Why would the De Soles settle their claim against Knoedler and Freedman?

Although the evidence seemed largely in their favour, fraud cases are notoriously risky to prove

by Laura Gilbert  |  11 February 2016
Why would the De Soles settle their claim against Knoedler and Freedman?
Attorneys announced the settlement to the press in the courtroom. The fake Rothko could be seen stored behind a projection screen during the trial. Photo: Elizabeth Williams
To courtroom observers, the evidence in the Knoedler fakes trial seemed to favour the plaintiffs, Domenico and Eleanore De Sole, who sued the gallery and its former director Ann Freedman for selling them a fake painting purportedly by Mark Rothko for $8.5m. So why did the collectors settle their claim, especially when there were only two days of testimony left? At this point we don’t know, but there were good reasons not to wait for a jury verdict.

“Whenever parties agree to settle, they’re always evaluating the risk that a jury might not come out on their side compared to how much they’re getting paid [in the settlement]”, says the art lawyer Dean Nicyper of Withers Worldwide.

The De Soles’ lawsuit carried significant risk. The collectors’ sought to prove that Knoedler and Freedman committed fraud because they knew or should have known the painting they sold was not authentic.

The De Soles listening to EA Carmean's video deposition
For one thing, a fraud claim is not easy to win. Convincing a jury involves knowing Freedman’s state of mind at the time of the sales, and that’s “always hard to prove”, Nicyper says.

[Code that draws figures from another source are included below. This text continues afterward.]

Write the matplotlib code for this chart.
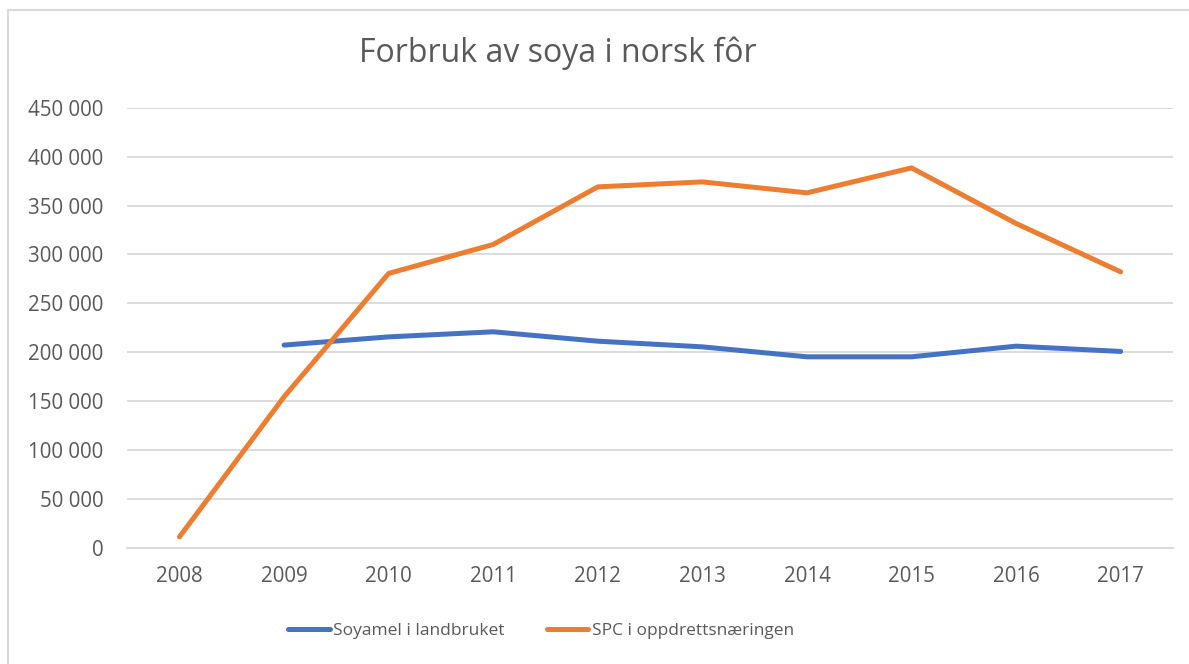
import matplotlib.pyplot as plt
from matplotlib.ticker import FuncFormatter
from matplotlib.lines import Line2D

# Data
years = ['2008', '2009', '2010', '2011', '2012', '2013', '2014', '2015', '2016', '2017']
soyamel = [None, 207300, 215700, 220900, 211300, 205500, 195300, 195300, 206200, 200800]
spc = [11200, 154400, 280600, 310200, 369100, 374200, 363000, 388500, 331700, 282200]
labels = ['Soyamel i landbruket', 'SPC i oppdrettsnæringen']
title = 'Forbruk av soya i norsk fôr'

blue = '#4472c4'
orange = '#ed7d31'
text_gray = '#595959'
grid_gray = '#d9d9d9'

plt.rcParams['font.family'] = ['Open Sans', 'DejaVu Sans']

fig = plt.figure(figsize=(11.89, 6.64), dpi=100)
ax = fig.add_axes([0.107, 0.175, 0.8795, 0.6627])

x = list(range(len(years)))
xs_blue = [i for i, v in zip(x, soyamel) if v is not None]
ys_blue = [v for v in soyamel if v is not None]

ax.plot(xs_blue, ys_blue, color=blue, lw=3.6, solid_capstyle='round',
        solid_joinstyle='round', label=labels[0])
ax.plot(x, spc, color=orange, lw=3.6, solid_capstyle='round',
        solid_joinstyle='round', label=labels[1])

ax.set_xlim(-0.5, len(years) - 0.5)
ax.set_ylim(0, 450000)
ax.set_yticks(range(0, 450001, 50000))
ax.yaxis.set_major_formatter(FuncFormatter(lambda v, p: f'{int(v):,}'.replace(',', ' ')))
ax.set_xticks(x)
ax.set_xticklabels(years)

ax.grid(axis='y', color=grid_gray, lw=1.3)
ax.set_axisbelow(True)
for s in ['top', 'right', 'left']:
    ax.spines[s].set_visible(False)
ax.spines['bottom'].set_color(grid_gray)
ax.spines['bottom'].set_linewidth(1.3)
ax.tick_params(axis='both', length=0, labelsize=14.8, colors=text_gray)
ax.tick_params(axis='y', pad=17)
ax.tick_params(axis='x', pad=13)

fig.text(0.469, 1 - 62 / 664, title, ha='center', va='baseline', fontsize=23, color=text_gray)

fig.legend(loc='center', bbox_to_anchor=(0.455, 0.05), ncol=2, frameon=False,
           fontsize=12.5, handlelength=2.4, handletextpad=0.2, columnspacing=2.4,
           labelcolor=text_gray)

# chart border: only top and left edges fall inside the picture
fig.add_artist(Line2D([8 / 1189, 1], [1 - 10 / 664, 1 - 10 / 664], transform=fig.transFigure,
                      color=grid_gray, lw=1.5))
fig.add_artist(Line2D([8 / 1189, 8 / 1189], [0, 1 - 10 / 664], transform=fig.transFigure,
                      color=grid_gray, lw=1.5))

fig.savefig('out.png', dpi=100)
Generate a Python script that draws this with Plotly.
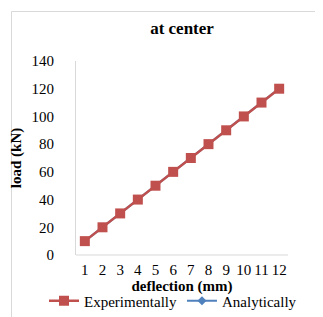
import plotly.graph_objects as go

deflection = ["1", "2", "3", "4", "5", "6", "7", "8", "9", "10", "11", "12"]
experimentally = [10, 20, 30, 40, 50, 60, 70, 80, 90, 100, 110, 120]
analytically = [10, 20, 30, 40, 50, 60, 70, 80, 90, 100, 110, 120]

W, H = 323, 317
L, R, T, B = 68, 43, 53, 70
pw, ph = W - L - R, H - T - B

font = "Liberation Serif, Times New Roman, serif"
fig = go.Figure()
fig.add_trace(go.Scatter(x=deflection, y=analytically, name="Analytically", mode="lines+markers",
                         line=dict(color="#4F81BD", width=2.2),
                         marker=dict(symbol="diamond", size=7, color="#4F81BD")))
fig.add_trace(go.Scatter(x=deflection, y=experimentally, name="Experimentally", mode="lines+markers",
                         line=dict(color="#C0504D", width=2.5),
                         marker=dict(symbol="square", size=10, color="#C0504D")))

def px(x):
    return (x - L) / pw

def py(y):
    return (H - B - y) / ph

fig.update_layout(
    width=W, height=H,
    margin=dict(l=L, r=R, t=T, b=B, autoexpand=False),
    paper_bgcolor="white", plot_bgcolor="white",
    font=dict(family=font, size=15, color="black"),
    title=dict(text="<b>at center</b>", x=0.5, xref="paper", y=1 - 20 / H, yanchor="middle",
               font=dict(family=font, size=17, color="black")),
    xaxis=dict(type="category", range=[-0.5, 11.5], dtick=1, tickmode="linear", tick0=0,
               showgrid=False, showline=False,
               zeroline=False, ticks="", ticklabelstandoff=4, automargin=False,
               tickfont=dict(family=font, size=15),
               title=dict(text="<b>deflection (mm)</b>", standoff=0,
                          font=dict(family=font, size=15))),
    yaxis=dict(range=[0, 140], dtick=20, showgrid=False, showline=True, linecolor="#D9D9D9",
               zeroline=False, ticks="", ticklabelstandoff=18, automargin=False,
               tickfont=dict(family=font, size=15),
               title=dict(text="<b>load (kN)</b>", standoff=8,
                          font=dict(family=font, size=15))),
    legend=dict(orientation="h", x=px(36), xanchor="left", xref="paper",
                y=py(293), yanchor="middle",
                traceorder="reversed", font=dict(family=font, size=15),
                bgcolor="rgba(0,0,0,0)", tracegroupgap=0),
    showlegend=True,
    shapes=[
        dict(type="line", xref="paper", yref="paper", x0=0, x1=1, y0=0, y1=0,
             line=dict(color="#D9D9D9", width=1)),
        dict(type="rect", xref="paper", yref="paper", x0=px(3.5), x1=px(317.5), y0=py(3.5), y1=py(312.5),
             line=dict(color="#D9D9D9", width=1), layer="below"),
    ],
)
fig.write_html("out.html")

The jury heard two-and-a-half weeks of evidence that was potentially damaging to the defendants: an accountant testified that selling the fakes kept Knoedler afloat for years; experts took the stand and said they told Freedman they doubted the paintings were authentic; Knoedler researchers testified they couldn’t find a single document identifying the works or confirming a provenance for the collection; Rosales offered the paintings to Knoedler at far below market prices. Faced with these red flags, Martha Parrish, an expert on art-dealer practice, testified a reputable dealer would “run like hell”.

But the jury also heard some evidence favouring the defendants: the National Gallery wrote Freedman that if it published a supplemental Rothko catalogue raisonné, it intended to include the De Soles’ painting; the former Rothko Foundation conservator Dana Cranmer examined some of the Rosales works and, although she testifies that she doesn’t authenticate them, she used words like “genuine” in the condition reports she sent to Freedman. And the case settled before Freedman had an opportunity to testify herself.

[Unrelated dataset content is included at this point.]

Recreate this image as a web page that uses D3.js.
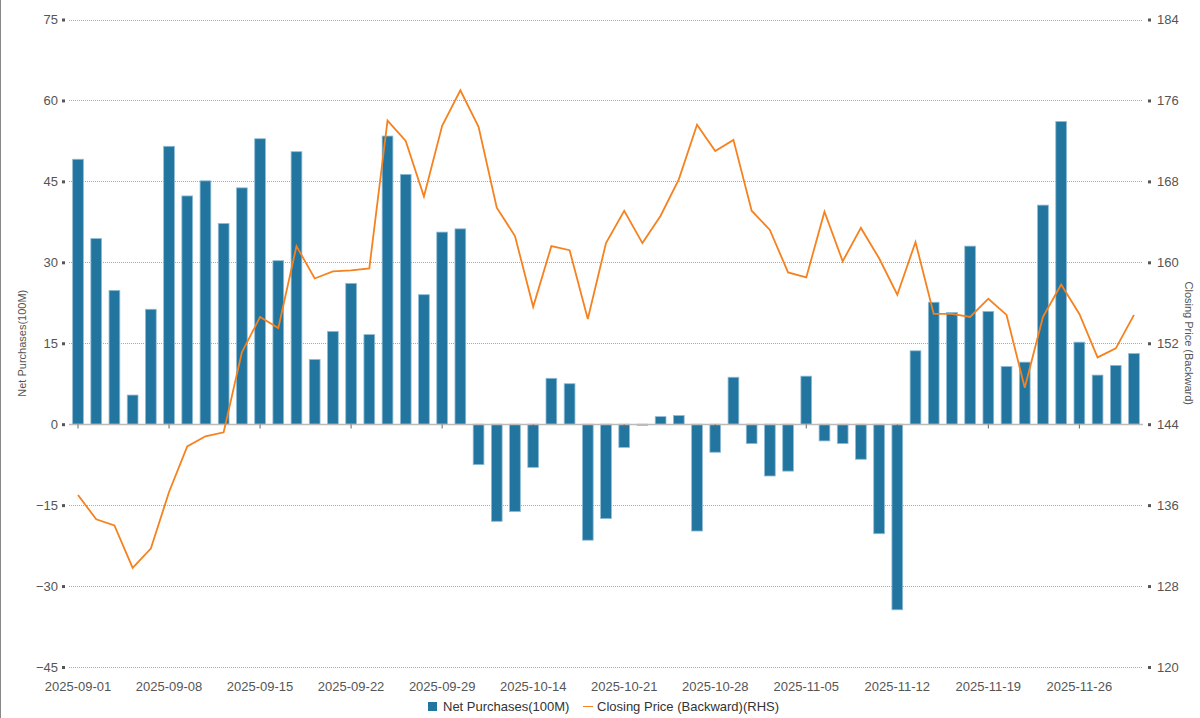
<!DOCTYPE html>
<html><head><meta charset="utf-8">
<script src="https://cdn.jsdelivr.net/npm/d3@7/dist/d3.min.js"></script>
<style>
html,body{margin:0;padding:0;background:#fff;}
svg{display:block;font-family:"Liberation Sans",Arial,sans-serif;}
</style></head><body>
<svg id="chart" width="1200" height="718"></svg>
<script>
const categories = [
 "2025-09-01","2025-09-02","2025-09-03","2025-09-04","2025-09-05",
 "2025-09-08","2025-09-09","2025-09-10","2025-09-11","2025-09-12",
 "2025-09-15","2025-09-16","2025-09-17","2025-09-18","2025-09-19",
 "2025-09-22","2025-09-23","2025-09-24","2025-09-25","2025-09-26",
 "2025-09-29","2025-09-30","2025-10-09","2025-10-10","2025-10-13",
 "2025-10-14","2025-10-15","2025-10-16","2025-10-17","2025-10-20",
 "2025-10-21","2025-10-22","2025-10-23","2025-10-24","2025-10-27",
 "2025-10-28","2025-10-29","2025-10-30","2025-10-31","2025-11-03",
 "2025-11-05","2025-11-06","2025-11-07","2025-11-10","2025-11-11",
 "2025-11-12","2025-11-13","2025-11-14","2025-11-17","2025-11-18",
 "2025-11-19","2025-11-20","2025-11-21","2025-11-24","2025-11-25",
 "2025-11-26","2025-11-27","2025-11-28","2025-12-01"
];
const netPurchases = [
 49.1,34.4,24.8,5.4,21.3, 51.5,42.3,45.1,37.2,43.8,
 52.9,30.3,50.5,12.0,17.2, 26.1,16.6,53.4,46.3,24.0,
 35.6,36.2,-7.5,-18.0,-16.2, -8.0,8.5,7.5,-21.5,-17.5,
 -4.3,-0.2,1.4,1.6,-19.8, -5.2,8.7,-3.6,-9.6,-8.7,
 8.9,-3.1,-3.6,-6.5,-20.3, -34.4,13.6,22.6,20.7,33.0,
 20.9,10.7,11.5,40.6,56.1, 15.2,9.1,10.9,13.1
];
const closingPrice = [
 137.0,134.6,134.0,129.8,131.7, 137.3,141.8,142.8,143.2,151.1,
 154.6,153.5,161.6,158.4,159.1, 159.2,159.4,174.0,172.0,166.5,
 173.5,177.0,173.4,165.4,162.6, 155.6,161.6,161.2,154.4,161.9,
 165.1,161.9,164.6,168.2,173.6, 171.0,172.1,165.1,163.2,159.0,
 158.5,165.0,160.1,163.4,160.4, 156.8,162.0,154.9,154.9,154.6,
 156.4,154.8,147.6,154.6,157.8, 154.9,150.6,151.5,154.8
];
const xTickLabels = ["2025-09-01","2025-09-08","2025-09-15","2025-09-22","2025-09-29","2025-10-14","2025-10-21","2025-10-28","2025-11-05","2025-11-12","2025-11-19","2025-11-26"];
const leftTicks = [-45,-30,-15,0,15,30,45,60,75];
const rightTicks = [120,128,136,144,152,160,168,176,184];
const leftTitle = "Net Purchases(100M)";
const rightTitle = "Closing Price (Backward)";
const legendBar = "Net Purchases(100M)";
const legendLine = "Closing Price (Backward)(RHS)";

const svg = d3.select("#chart");
const L = 69, R = 1143, T = 19.5, B = 667;
const barColor = "#21759f", lineColor = "#f5821f", textColor = "#555";

const x = d3.scaleBand().domain(categories).range([L, R]).paddingInner(0.41).paddingOuter(0.2);
const yL = d3.scaleLinear().domain([-45, 75]).range([B, T]);
const yR = d3.scaleLinear().domain([120, 184]).range([B, T]);

// left border
svg.append("line").attr("x1",0.5).attr("x2",0.5).attr("y1",0).attr("y2",718).attr("stroke","#888").attr("stroke-width",1);

// gridlines
svg.append("g").selectAll("line").data(leftTicks.filter(d=>d!==0)).join("line")
 .attr("x1",L).attr("x2",R).attr("y1",d=>Math.round(yL(d))+0.5).attr("y2",d=>Math.round(yL(d))+0.5)
 .attr("stroke","#aaa").attr("stroke-width",1).attr("stroke-dasharray","1,1");

// left axis
const gL = svg.append("g").attr("transform",`translate(${L-3},0)`)
 .call(d3.axisLeft(yL).tickValues(leftTicks).tickSize(0).tickPadding(8).tickFormat(d3.format("d")));
gL.select(".domain").remove();
gL.selectAll("text").attr("fill",textColor).style("font-size","13px").style("font-family","'Liberation Sans',Arial,sans-serif");
gL.selectAll(".tick").append("rect").attr("x",-4).attr("y",-1.5).attr("width",3).attr("height",3).attr("fill","#555");

// right axis
const gR = svg.append("g").attr("transform",`translate(${R+4},0)`)
 .call(d3.axisRight(yR).tickValues(rightTicks).tickSize(0).tickPadding(10).tickFormat(d3.format("d")));
gR.select(".domain").remove();
gR.selectAll("text").attr("fill",textColor).style("font-size","13px").style("font-family","'Liberation Sans',Arial,sans-serif");
gR.selectAll(".tick").append("rect").attr("x",1).attr("y",-1.5).attr("width",3).attr("height",3).attr("fill","#555");

// bars
svg.append("g").selectAll("rect").data(netPurchases).join("rect")
 .attr("x",(d,i)=>x(categories[i]))
 .attr("width",x.bandwidth())
 .attr("y",d=>yL(Math.max(0,d)))
 .attr("height",d=>Math.max(0.8,Math.abs(yL(d)-yL(0))))
 .attr("fill",barColor)
 .attr("stroke","#8fbcd6").attr("stroke-width",0.8);

// zero line / x axis
const y0 = Math.round(yL(0))+0.5;
svg.append("line").attr("x1",L).attr("x2",R).attr("y1",y0).attr("y2",y0).attr("stroke","#bbb").attr("stroke-width",1.5);
const gX = svg.append("g").attr("transform",`translate(0,${y0})`)
 .call(d3.axisBottom(x).tickValues(xTickLabels).tickSize(4).tickFormat(""));
gX.select(".domain").remove();
gX.selectAll("line").attr("stroke","#666");
svg.append("g").selectAll("text").data(xTickLabels).join("text")
 .attr("x",d=>x(d)+x.bandwidth()/2).attr("y",691)
 .attr("text-anchor","middle").attr("fill",textColor).style("font-size","13px")
 .text(d=>d);

// line
const line = d3.line().x((d,i)=>x(categories[i])+x.bandwidth()/2).y(d=>yR(d));
svg.append("path").datum(closingPrice).attr("d",line)
 .attr("fill","none").attr("stroke",lineColor).attr("stroke-width",1.8).attr("stroke-linejoin","miter");

// axis titles
svg.append("text").attr("transform",`translate(26,${(T+B)/2}) rotate(-90)`)
 .attr("text-anchor","middle").attr("fill",textColor).style("font-size","11px").text(leftTitle);
svg.append("text").attr("transform",`translate(1185,${(T+B)/2}) rotate(90)`)
 .attr("text-anchor","middle").attr("fill",textColor).style("font-size","11px").text(rightTitle);

// legend
const lg = svg.append("g");
lg.append("rect").attr("x",428).attr("y",702).attr("width",9).attr("height",9).attr("fill",barColor);
lg.append("text").attr("x",443).attr("y",711).attr("fill","#333").style("font-size","13px").text(legendBar);
lg.append("line").attr("x1",583).attr("x2",593).attr("y1",706.5).attr("y2",706.5).attr("stroke",lineColor).attr("stroke-width",1);
lg.append("text").attr("x",597).attr("y",711).attr("fill","#333").style("font-size","13px").text(legendLine);
</script>
</body></html>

In a civil lawsuit, a fraud claim has to be proved not by the usual “preponderance of the evidence” (with 51% favouring the plaintiffs’ side) but by “clear and convincing evidence”. It is up to the jury to decide just how much proof is needed, so plaintiffs have no way of knowing what will put their case over the edge, Nicyper says. “Theoretically, it’s a very high standard”.

Also, the De Soles were seeking $25m—triple their actual damages—which they could have only won if they proved Knoedler and Freedman violated the federal Racketeer Influenced and Corrupt Organizations Act (Rico), which requires proving a pattern of fraud as part of an ongoing, organised scheme.

In the end, it all comes down to the jury. “I always get concerned a jury will decide [based on] who they think should win”, instead of following the evidence, Nicyper says.